Enforce or disallow newlines between operands of ternary expressions (multiline-ternary)

JavaScript allows operands of ternary expressions to be separated by newlines, which can improve the readability of your program.

For example:

var foo = bar > baz ? value1 : value2;

The above can be rewritten as the following to improve readability and more clearly delineate the operands:

var foo = bar > baz ?
    value1 :
    value2;

Rule Details

This rule enforces or disallows newlines between operands of a ternary expression. Note: The location of the operators is not enforced by this rule.
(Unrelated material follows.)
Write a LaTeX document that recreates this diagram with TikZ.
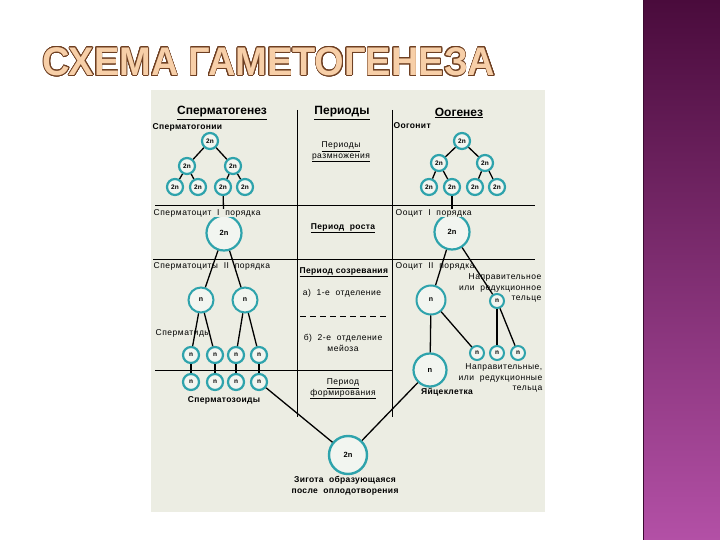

Please see the operator-linebreak rule if you are interested in enforcing the location of the operators themselves.

Options

This rule has a string option:

always

This is the default option.

Examples of incorrect code for this rule with the "always" option:

/*eslint multiline-ternary: ["error", "always"]*/

foo > bar ? value1 : value2;

foo > bar ? value :
    value2;

foo > bar ?
    value : value2;

Examples of correct code for this rule with the "always" option:

/*eslint multiline-ternary: ["error", "always"]*/

foo > bar ?
    value1 :
    value2;

foo > bar ?
    (baz > qux ?
        value1 :
        value2) :
    value3;

never

Examples of incorrect code for this rule with the "never" option:

/*eslint multiline-ternary: ["error", "never"]*/

foo > bar ? value :
    value2;

foo > bar ?
    value : value2;

foo >
    bar ?
    value1 :
    value2;

Examples of correct code for this rule with the "never" option:

/*eslint multiline-ternary: ["error", "never"]*/

foo > bar ? value1 : value2;

foo > bar ? (baz > qux ? value1 : value2) : value3;

When Not To Use It

You can safely disable this rule if you do not have any strict conventions about whether the operands of a ternary expression should be separated by newlines.

Compatibility

Version

This rule was introduced in ESLint 3.1.0.